I've had difficulty releasing this post but I think it's time:
In the past I have written about people that I have dealt with in a funeral home setting who were going through the throes of trying to understand a suicide. I've expressed the opinion, vaguely, that this type of death could somewhat be understood because the person or persons who committed this "act" must have been in a terrific amount of pain, either physically or emotionally, or both of these feelings somehow combined. I am still of the opinion that in order to take your own life one must be in dire straits, however until recently I was never literally part of the actual event, thereby not truly able to understand the emotions of the people left behind.
Several Monday mornings ago however, I was baptised and was given the unfortunate opportunity to experience a suicide from another perspective. I didn't counsel a virtual stranger who walked through my door at an appointed time to assist in taking care of their dead loved one; a family members spouse took his life early that Monday morning after a long battle with cancer (which by the way he had won) who was on his way to full recovery and within thirty minutes of his discovery I was contacted. I knew he had been ill, and also knew he would recover so that mornings events were the farthest thing from mine or anyone else's mind. Within twenty minutes I had flight arrangements and was on my way to assist as best I could. The next few days were like a roller coaster almost out of control.
Apparently when he was initially deemed terminal the thoughts of ending his life had arisen within him, were shared as well as understood yet were never acted upon; the decision was made to go ahead and attempt to beat the disease, and as I mentioned earlier, he had. Quite honestly if he had still been classified as terminal, one could understand his reasoning and although it would have still been painful, acceptance would have been much, much easier. No note or letter was left behind so there is no way of ever knowing the true "why" behind this. It is very simple and easy to say "it's not your fault", "you can't beat yourself up over this" and the like but in essence the people left behind feel inadequate, feel as though they have been dumped, perhaps even somewhat responsible.
Some may say too bad, it was his life and his choice, just deal with it while others, including myself, feel that this particular instance was a very selfish act, but let me explain myself before you end this read. I truly am of the belief that we should be in total control of our lives and have the right to end it at will, however we also have a responsibility to those we leave behind.
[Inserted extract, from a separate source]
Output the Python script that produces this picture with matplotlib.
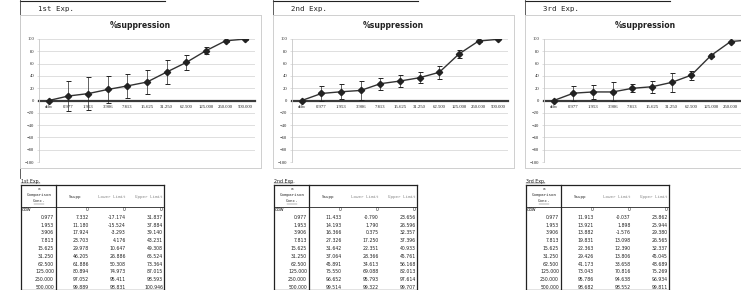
import matplotlib
matplotlib.use('Agg')
import matplotlib.pyplot as plt
from matplotlib.lines import Line2D

# ---- data ----
conc = ['ddw', '0.977', '1.953', '3.906', '7.813', '15.625', '31.250',
        '62.500', '125.000', '250.000', '500.000']
exp_names = ['1st Exp.', '2nd Exp.', '3rd Exp.']

supp_1 = [0, 7.332, 11.180, 17.924, 23.703, 29.978, 46.205, 61.886, 80.894, 97.052, 99.889]
low_1 = [0, -17.174, -15.524, -3.293, 4.176, 10.647, 26.886, 50.308, 74.973, 95.411, 98.831]
up_1 = [0, 31.837, 37.884, 39.140, 43.231, 49.308, 65.524, 73.364, 87.015, 98.593, 100.946]

supp_2 = [0, 11.433, 14.193, 16.366, 27.326, 31.642, 37.064, 45.891, 75.550, 96.652, 99.514]
low_2 = [0, -0.790, 1.790, 0.375, 17.250, 22.351, 28.366, 34.613, 69.088, 95.793, 99.322]
up_2 = [0, 23.656, 26.596, 32.357, 37.396, 40.933, 45.761, 56.168, 82.013, 97.614, 99.707]

supp_3 = [0, 11.913, 13.921, 13.882, 19.831, 22.363, 29.426, 41.173, 73.043, 95.786, 98.682]
low_3 = [0, -0.037, 1.898, -1.576, 13.098, 12.390, 13.806, 33.658, 70.816, 94.638, 98.552]
up_3 = [0, 23.862, 25.944, 29.380, 26.565, 32.337, 45.045, 48.689, 75.269, 96.934, 99.811]

supps = [supp_1, supp_2, supp_3]
lows = [low_1, low_2, low_3]
ups = [up_1, up_2, up_3]

W, H = 741, 290
fig = plt.figure(figsize=(W / 100, H / 100), dpi=100)
fig.patch.set_facecolor('white')


def fx(x):
    return x / W


def fy(y):
    return 1 - y / H


def hline(x0, x1, y, **kw):
    fig.add_artist(Line2D([fx(x0), fx(x1)], [fy(y), fy(y)], transform=fig.transFigure, **kw))


def vline(x, y0, y1, **kw):
    fig.add_artist(Line2D([fx(x), fx(x)], [fy(y0), fy(y1)], transform=fig.transFigure, **kw))


def fmt(v):
    return '0' if v == 0 else f'{v:.3f}'


offsets = [20, 273, 525]
mono = 'DejaVu Sans Mono'

for i, ox in enumerate(offsets):
    # header box
    hline(ox, ox + 145, 0.5, color='#222222', lw=0.8)
    vline(ox, 0, 178 if i == 0 else 15, color='#444444', lw=0.6)
    fig.text(fx(ox + 18), fy(9), exp_names[i], family=mono, fontsize=5.3,
             va='center', ha='left', color='#222222')

    # chart frame
    hline(ox, ox + 241, 15, color='#cfcfcf', lw=0.7)
    hline(ox, ox + 241, 168, color='#cfcfcf', lw=0.7)
    vline(ox, 15, 168, color='#cfcfcf', lw=0.7)
    vline(ox + 241, 15, 168, color='#cfcfcf', lw=0.7)
    fig.text(fx(ox + 120), fy(26), '%suppression', fontsize=5.6, fontweight='bold',
             ha='center', va='center', color='#222222')

    ax = fig.add_axes([fx(ox + 19), fy(162), 216 / W, 123 / H])
    ax.set_facecolor('none')
    x = list(range(len(conc)))
    s = supps[i]
    yerr = [[max(s[k] - lows[i][k], 0) for k in x], [max(ups[i][k] - s[k], 0) for k in x]]
    ax.errorbar(x, s, yerr=yerr, fmt='none', ecolor='#222222', elinewidth=0.5,
                capsize=1.8, capthick=0.7, zorder=3)
    ax.plot(x, s, color='#333333', lw=1.0, marker='D', ms=3.2,
            mfc='#222222', mec='#222222', zorder=4)
    ax.set_xlim(-0.5, len(conc) - 0.5)
    ax.set_ylim(-100, 100)
    ax.set_yticks(range(-100, 101, 20))
    ax.yaxis.grid(True, color='#d9d9d9', lw=0.6)
    ax.set_axisbelow(True)
    for sp in ['top', 'right']:
        ax.spines[sp].set_visible(False)
    ax.spines['left'].set_color('#c8c8c8')
    ax.spines['left'].set_linewidth(0.6)
    ax.spines['bottom'].set_position(('data', 0))
    ax.spines['bottom'].set_color('#3a3a3a')
    ax.spines['bottom'].set_linewidth(1.6)
    ax.spines['bottom'].set_zorder(2)
    ax.set_xticks(x)
    ax.set_xticklabels(conc, family='Liberation Serif', fontsize=3.4, color='#222222')
    ax.tick_params(axis='x', length=0, pad=3)
    ax.tick_params(axis='y', length=1.5, width=0.4, color='#c8c8c8', pad=2,
                   labelsize=3.3, labelcolor='#222222')
    for lab in ax.get_yticklabels():
        lab.set_family('Liberation Serif')

    # table
    tx = ox + 1
    fig.text(fx(tx), fy(181), exp_names[i], fontsize=3.4, ha='left', va='center',
             color='#222222')
    hline(tx, tx + 19, 183.3, color='#222222', lw=0.3)
    t0, hb, tb = 185, 207, 289.5
    hline(tx, tx + 143, t0, color='#222222', lw=0.9)
    hline(tx, tx + 143, tb, color='#222222', lw=0.9)
    hline(tx, tx + 143, hb, color='#222222', lw=0.6)
    vline(tx, t0, tb, color='#222222', lw=0.9)
    vline(tx + 143, t0, tb, color='#222222', lw=0.9)
    vline(tx + 35, t0, tb, color='#222222', lw=0.9)

    fig.text(fx(tx + 18), fy(189), 'a', family=mono, fontsize=3.1, ha='center',
             va='center', color='#333333')
    fig.text(fx(tx + 18), fy(195), 'Comparison', family=mono, fontsize=3.1,
             ha='center', va='center', color='#333333')
    fig.text(fx(tx + 18), fy(201.5), 'Conc.', family=mono, fontsize=3.1,
             ha='center', va='center', color='#333333')
    hline(tx + 13, tx + 23, 204, color='#555555', lw=0.3)
    fig.text(fx(tx + 54), fy(197), 'Ssupp', family=mono, fontsize=3.1,
             ha='center', va='center', color='#333333')
    fig.text(fx(tx + 91), fy(197), 'Lower Limit', family=mono, fontsize=3.1,
             ha='center', va='center', color='#8a8a8a')
    fig.text(fx(tx + 128), fy(197), 'Upper Limit', family=mono, fontsize=3.1,
             ha='center', va='center', color='#8a8a8a')

    for k, c in enumerate(conc):
        yy = 209.5 + k * 7.8
        if c == 'ddw':
            fig.text(fx(tx + 1), fy(yy), c, fontsize=3.3, ha='left', va='center',
                     color='#222222')
        else:
            fig.text(fx(tx + 33), fy(yy), c, fontsize=3.3, ha='right', va='center',
                     color='#222222')
        for col_r, vals in zip([68, 105, 142], [supps[i], lows[i], ups[i]]):
            fig.text(fx(tx + col_r), fy(yy), fmt(vals[k]), fontsize=3.3,
                     ha='right', va='center', color='#222222')

fig.savefig('out.png', dpi=100, facecolor='white')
When someone loves another, explanations are not only expected, I believe they are deserved. Trying not to speak ill of the dead, I don't blame this man for anything he did; I can't say whether he should or shouldn't have done what he did and I realize that he had to be utterly desperate for a way out, a fixative measure. In summation I guess I have to feel lucky that I have never felt the pain I feel caused this.
I still stand firm however, on the feeling that it was his right, but I also feel it was his obligation to his wife, the one he had the contract with, the one he loved and who loved him in return to at the very least leave some sort of clue as to why he felt that this was the only means available to him. You see it may have solved his problems, but by doing so he has created an entire barrel of new ones for someone else: physically, emotionally as well as monetarily. I guess this stance could be construed as selfish as well but we all have some sort of responsibility to the people we interact with and even though she would have tried to help him with a different means, I think a simple explanation would have sufficed.